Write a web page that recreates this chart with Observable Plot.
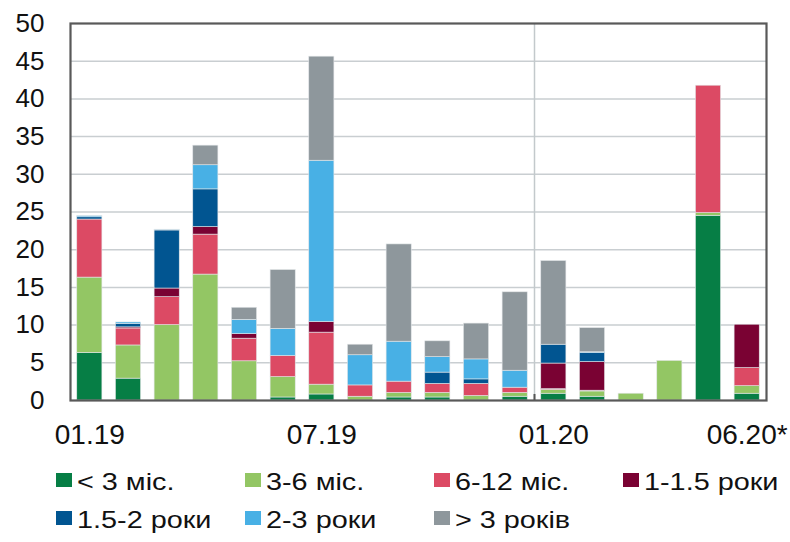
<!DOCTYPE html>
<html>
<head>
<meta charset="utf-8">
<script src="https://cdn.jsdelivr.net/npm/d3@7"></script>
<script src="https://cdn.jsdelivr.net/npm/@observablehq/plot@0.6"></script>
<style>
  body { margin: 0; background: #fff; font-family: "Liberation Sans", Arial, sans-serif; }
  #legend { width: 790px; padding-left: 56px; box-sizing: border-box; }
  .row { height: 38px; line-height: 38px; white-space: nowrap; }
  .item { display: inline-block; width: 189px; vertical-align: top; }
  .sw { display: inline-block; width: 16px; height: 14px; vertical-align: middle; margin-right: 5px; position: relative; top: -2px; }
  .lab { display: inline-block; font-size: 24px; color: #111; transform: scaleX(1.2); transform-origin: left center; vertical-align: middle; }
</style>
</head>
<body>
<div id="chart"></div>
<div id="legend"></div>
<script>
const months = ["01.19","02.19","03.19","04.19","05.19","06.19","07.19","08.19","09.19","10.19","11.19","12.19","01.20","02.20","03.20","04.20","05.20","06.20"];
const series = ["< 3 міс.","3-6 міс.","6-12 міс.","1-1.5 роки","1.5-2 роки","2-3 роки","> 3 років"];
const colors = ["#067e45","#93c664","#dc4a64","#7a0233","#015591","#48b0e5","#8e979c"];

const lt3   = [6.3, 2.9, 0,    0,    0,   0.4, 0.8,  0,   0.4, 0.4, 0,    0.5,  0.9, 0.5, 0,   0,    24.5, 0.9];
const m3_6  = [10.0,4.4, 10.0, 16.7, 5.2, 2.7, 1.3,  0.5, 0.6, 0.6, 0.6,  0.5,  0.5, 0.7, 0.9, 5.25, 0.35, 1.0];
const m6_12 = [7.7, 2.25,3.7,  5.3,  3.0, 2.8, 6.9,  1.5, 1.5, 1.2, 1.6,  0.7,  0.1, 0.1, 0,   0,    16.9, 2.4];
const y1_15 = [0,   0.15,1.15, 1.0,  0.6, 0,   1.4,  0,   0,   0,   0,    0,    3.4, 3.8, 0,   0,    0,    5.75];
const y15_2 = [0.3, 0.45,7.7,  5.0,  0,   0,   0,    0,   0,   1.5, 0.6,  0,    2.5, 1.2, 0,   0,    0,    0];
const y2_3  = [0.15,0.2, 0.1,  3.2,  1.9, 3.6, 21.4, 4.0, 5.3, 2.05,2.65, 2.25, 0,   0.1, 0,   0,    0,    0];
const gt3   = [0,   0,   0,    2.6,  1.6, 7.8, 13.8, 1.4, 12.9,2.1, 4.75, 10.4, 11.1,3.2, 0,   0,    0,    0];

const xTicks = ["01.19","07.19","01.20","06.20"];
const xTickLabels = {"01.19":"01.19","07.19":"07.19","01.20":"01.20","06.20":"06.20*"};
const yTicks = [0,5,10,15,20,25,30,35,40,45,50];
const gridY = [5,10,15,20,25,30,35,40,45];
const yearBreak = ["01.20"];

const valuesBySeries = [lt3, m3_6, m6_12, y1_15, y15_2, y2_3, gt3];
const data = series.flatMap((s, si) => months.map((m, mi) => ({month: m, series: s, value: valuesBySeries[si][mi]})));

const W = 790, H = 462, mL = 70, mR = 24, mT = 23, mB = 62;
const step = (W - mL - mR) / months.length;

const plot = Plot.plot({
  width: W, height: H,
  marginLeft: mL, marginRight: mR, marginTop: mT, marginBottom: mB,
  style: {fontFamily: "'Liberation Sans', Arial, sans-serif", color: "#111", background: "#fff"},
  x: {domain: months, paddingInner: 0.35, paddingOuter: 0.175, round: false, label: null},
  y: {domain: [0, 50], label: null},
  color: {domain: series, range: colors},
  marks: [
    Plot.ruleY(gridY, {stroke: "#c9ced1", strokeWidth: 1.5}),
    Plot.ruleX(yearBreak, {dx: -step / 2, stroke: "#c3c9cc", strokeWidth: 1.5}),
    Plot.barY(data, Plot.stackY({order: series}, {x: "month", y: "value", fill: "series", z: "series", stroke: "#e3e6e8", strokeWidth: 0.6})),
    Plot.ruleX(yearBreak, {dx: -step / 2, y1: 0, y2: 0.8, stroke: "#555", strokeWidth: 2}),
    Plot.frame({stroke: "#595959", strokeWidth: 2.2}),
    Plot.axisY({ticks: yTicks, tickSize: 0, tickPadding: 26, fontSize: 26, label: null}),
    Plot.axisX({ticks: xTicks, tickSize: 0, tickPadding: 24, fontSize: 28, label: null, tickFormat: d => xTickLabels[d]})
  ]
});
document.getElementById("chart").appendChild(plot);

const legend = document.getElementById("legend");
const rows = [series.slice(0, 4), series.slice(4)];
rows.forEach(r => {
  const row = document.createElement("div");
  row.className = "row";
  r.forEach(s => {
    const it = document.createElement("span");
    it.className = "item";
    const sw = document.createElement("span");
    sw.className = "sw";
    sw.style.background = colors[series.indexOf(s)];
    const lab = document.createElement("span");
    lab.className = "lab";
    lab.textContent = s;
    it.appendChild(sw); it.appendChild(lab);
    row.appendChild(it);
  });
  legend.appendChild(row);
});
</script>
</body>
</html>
--
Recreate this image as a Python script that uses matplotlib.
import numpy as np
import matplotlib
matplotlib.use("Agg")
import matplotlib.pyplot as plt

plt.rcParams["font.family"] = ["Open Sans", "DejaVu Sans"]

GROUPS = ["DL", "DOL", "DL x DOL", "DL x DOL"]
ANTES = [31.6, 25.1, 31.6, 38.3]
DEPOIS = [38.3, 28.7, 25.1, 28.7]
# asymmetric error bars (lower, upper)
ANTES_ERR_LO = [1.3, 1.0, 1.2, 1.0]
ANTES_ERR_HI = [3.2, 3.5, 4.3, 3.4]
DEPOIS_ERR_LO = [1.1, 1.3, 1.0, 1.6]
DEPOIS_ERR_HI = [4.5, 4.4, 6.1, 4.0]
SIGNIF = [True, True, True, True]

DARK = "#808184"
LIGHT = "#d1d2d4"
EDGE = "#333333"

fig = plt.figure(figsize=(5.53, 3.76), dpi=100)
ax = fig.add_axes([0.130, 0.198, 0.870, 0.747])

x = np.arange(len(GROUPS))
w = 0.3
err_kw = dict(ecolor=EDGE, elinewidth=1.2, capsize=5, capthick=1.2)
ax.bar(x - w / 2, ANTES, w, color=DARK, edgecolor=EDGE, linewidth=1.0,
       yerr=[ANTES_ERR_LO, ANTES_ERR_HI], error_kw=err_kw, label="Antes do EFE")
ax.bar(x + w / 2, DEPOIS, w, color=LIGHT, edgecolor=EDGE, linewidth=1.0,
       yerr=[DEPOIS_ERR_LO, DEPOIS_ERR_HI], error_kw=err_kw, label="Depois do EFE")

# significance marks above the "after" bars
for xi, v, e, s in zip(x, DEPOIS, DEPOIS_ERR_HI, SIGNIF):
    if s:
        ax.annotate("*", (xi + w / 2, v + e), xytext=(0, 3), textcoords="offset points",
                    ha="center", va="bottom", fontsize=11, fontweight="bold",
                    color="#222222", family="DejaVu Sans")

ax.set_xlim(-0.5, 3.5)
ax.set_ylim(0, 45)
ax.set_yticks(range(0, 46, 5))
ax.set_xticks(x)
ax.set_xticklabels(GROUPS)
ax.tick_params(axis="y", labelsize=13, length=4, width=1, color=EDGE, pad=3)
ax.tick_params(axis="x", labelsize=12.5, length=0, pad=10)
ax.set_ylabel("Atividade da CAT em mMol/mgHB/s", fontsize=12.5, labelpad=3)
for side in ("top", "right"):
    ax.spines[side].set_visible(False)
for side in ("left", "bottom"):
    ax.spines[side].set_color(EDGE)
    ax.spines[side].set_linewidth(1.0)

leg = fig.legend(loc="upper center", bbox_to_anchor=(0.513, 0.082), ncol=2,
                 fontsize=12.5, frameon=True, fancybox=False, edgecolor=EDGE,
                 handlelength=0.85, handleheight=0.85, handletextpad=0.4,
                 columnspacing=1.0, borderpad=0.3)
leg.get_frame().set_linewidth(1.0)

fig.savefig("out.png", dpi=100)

■ TASK DIRECTIONS ■
Above are the records; print exactly the lines from the line with "Recreate this image" to the line with "SIGNIF = [True, True, True, True]", including both, and nothing else.

■ SOLUTION TO THE EXERCISE ■
Recreate this image as a Python script that uses matplotlib.
import numpy as np
import matplotlib
matplotlib.use("Agg")
import matplotlib.pyplot as plt

plt.rcParams["font.family"] = ["Open Sans", "DejaVu Sans"]

GROUPS = ["DL", "DOL", "DL x DOL", "DL x DOL"]
ANTES = [31.6, 25.1, 31.6, 38.3]
DEPOIS = [38.3, 28.7, 25.1, 28.7]
# asymmetric error bars (lower, upper)
ANTES_ERR_LO = [1.3, 1.0, 1.2, 1.0]
ANTES_ERR_HI = [3.2, 3.5, 4.3, 3.4]
DEPOIS_ERR_LO = [1.1, 1.3, 1.0, 1.6]
DEPOIS_ERR_HI = [4.5, 4.4, 6.1, 4.0]
SIGNIF = [True, True, True, True]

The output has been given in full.